Sounds to me like the equivalent of Statcan's urban areas, which consist of adjacent census tracts of a certain minimum density, in which case Toronto had the above-mentioned 4,753,120 people in 2006 (4.3 million in 2001), or my updated estimate of ~5 million, spread over 1,749 sqkm.


----------



## chicagogeorge (Nov 30, 2004)

smokiboy said:


> I'm really surprised that Miami has about 5 million people, and that Chicago is only about 7.3 mil. I would have thought that greater Chicago has closer to 9 mil. ...

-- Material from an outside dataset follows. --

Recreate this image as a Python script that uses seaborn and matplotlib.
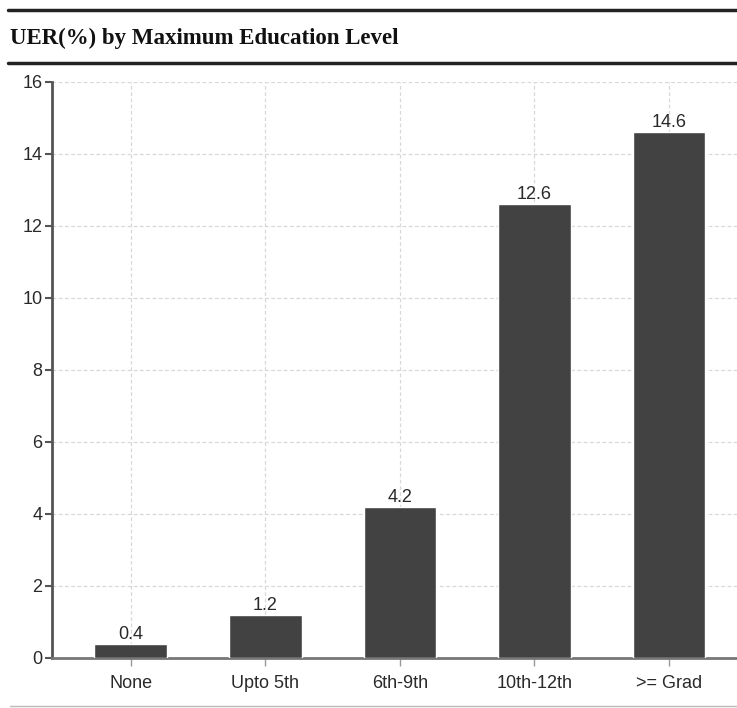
import matplotlib
matplotlib.use("Agg")
import matplotlib.pyplot as plt
from matplotlib.lines import Line2D
import seaborn as sns
import pandas as pd

# Unemployment rate (%) by highest education level attained
categories = ["None", "Upto 5th", "6th-9th", "10th-12th", ">= Grad"]
uer = [0.4, 1.2, 4.2, 12.6, 14.6]
y_ticks = [0, 2, 4, 6, 8, 10, 12, 14, 16]

sns.set_style("white")
plt.rcParams["font.family"] = ["Liberation Sans Narrow", "Liberation Sans", "DejaVu Sans"]

df = pd.DataFrame({"level": categories, "uer": uer})

fig = plt.figure(figsize=(7.37, 7.08), dpi=100)
ax = fig.add_axes([52 / 737, 50 / 708, 1 - 52 / 737, 576 / 708])

sns.barplot(data=df, x="level", y="uer", color="#424242", width=0.54,
            saturation=1, ax=ax, zorder=3)

for i, v in enumerate(uer):
    ax.text(i, v + 0.03, f"{v:g}", ha="center", va="bottom",
            fontsize=13, color="#2a2a2a", zorder=4)

ax.set_ylim(0, 16)
ax.set_xlim(-0.585, 4.505)
ax.set_yticks(y_ticks)
ax.set_yticklabels([str(t) for t in y_ticks])
ax.set_xlabel("")
ax.set_ylabel("")

ax.grid(True, which="major", axis="both", linestyle=(0, (3, 2)),
        color="#d8d8d8", linewidth=0.9, zorder=0)
ax.set_axisbelow(True)

for side in ("top", "right"):
    ax.spines[side].set_visible(False)
ax.spines["left"].set_color("#555555")
ax.spines["left"].set_linewidth(2)
ax.spines["bottom"].set_color("#777777")
ax.spines["bottom"].set_linewidth(2)

ax.tick_params(axis="y", length=5, width=1.5, color="#555555",
               labelsize=13, labelcolor="#2a2a2a", pad=2, left=True)
ax.tick_params(axis="x", length=6, width=1, color="#999999",
               labelsize=13, labelcolor="#2a2a2a", pad=6, bottom=True)

# Header rules and title
fig.add_artist(Line2D([8 / 737, 1], [1 - 10 / 708] * 2, color="#222222",
                      linewidth=2.5, transform=fig.transFigure))
fig.add_artist(Line2D([8 / 737, 1], [1 - 63 / 708] * 2, color="#222222",
                      linewidth=2.5, transform=fig.transFigure))
fig.add_artist(Line2D([10 / 737, 1], [1 - 706 / 708] * 2, color="#bbbbbb",
                      linewidth=1, transform=fig.transFigure))
fig.text(10 / 737, 1 - 38 / 708, "UER(%) by Maximum Education Level",
         ha="left", va="center", fontsize=16.5, fontweight="bold",
         family=["Liberation Serif", "DejaVu Serif"], color="#111111")

fig.savefig("out.png", dpi=100, facecolor="white")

If we use the two American definitions of a metropolitan areas, the Metropolitan Statistical Area, and the larger Combined Statistical Areas, then as of 2006, Chicago has an estimated:

MSA: 9.5 million 
CSA: 9.8 million 

And according to Demographia Chicago as defined as an urban agglomeration (or world standard urban area), in 2007 it has 9.1 million
http://www.demographia.com/db-worldua2015.pdf


----------



## hudkina (Oct 28, 2003)

There are several satellite cities that are adjacent to Chicago that aren't included with this number including Joliet, Aurora, Elgin, Round Lake, etc. Chicago has a much larger sphere of influence beyond its urban area, whereas Miami's influence ends when its urban area ends. In other words, Chicago serves a much larger population than 7.3 million while Miami basically only serves the 5 million people between the Atlantic and the Everglades.


----------



## smokiboy (Aug 30, 2007)

Just as I thought, Greater Chicago is about twice the size of Greater Toronto. I wonder though, does that mean that Chicago has twice the amount of highways, subway kilometres, parks per capita, murder rate, etc


----------



## monkeyronin (May 18, 2006)

smokiboy said:


> Just as I thought, Greater Chicago is about twice the size of Greater Toronto.


9.5 vs. 6 = 158% :dunno:

Also: for what reason would a city twice the size of another have things like murder rates and parks per capita at twice the rate? I'm not following that logic...


----------



## TU 'cane (Dec 9, 2007)

hudkina said:


> If you are to use a more "international" approach to defining U.S. cities, than I would say these are the American cities that have more than 2 million:
> 
> _1. New York - 18 million_ - (estimated)
> 2. Los Angeles - 13.6 million - 2,300 sq. mi.
> ...


I would hope those are from 2000.. Dallas is up past 6 million, Seattle is up to 3.3 million.... just to name a couple


----------



## hudkina (Oct 28, 2003)

That's for American CSAs, I was giving examples of a more international approach, using a stricter definition of "metropolitan area". In the case of Dallas, the "metro" is split between Dallas and Fort Worth. The Dallas portion has 2.7 million in 800 sq. mi. while the Fort Worth portion has 1.5 million in 500 sq. mi. The remaining population is spread among adjacent satellite cities (Denton, McKinney, etc.) and the surrounding rural and exurban area.


----------



## Tubeman (Sep 12, 2002)

Nice map, but the thread content is a recipe for disaster


----------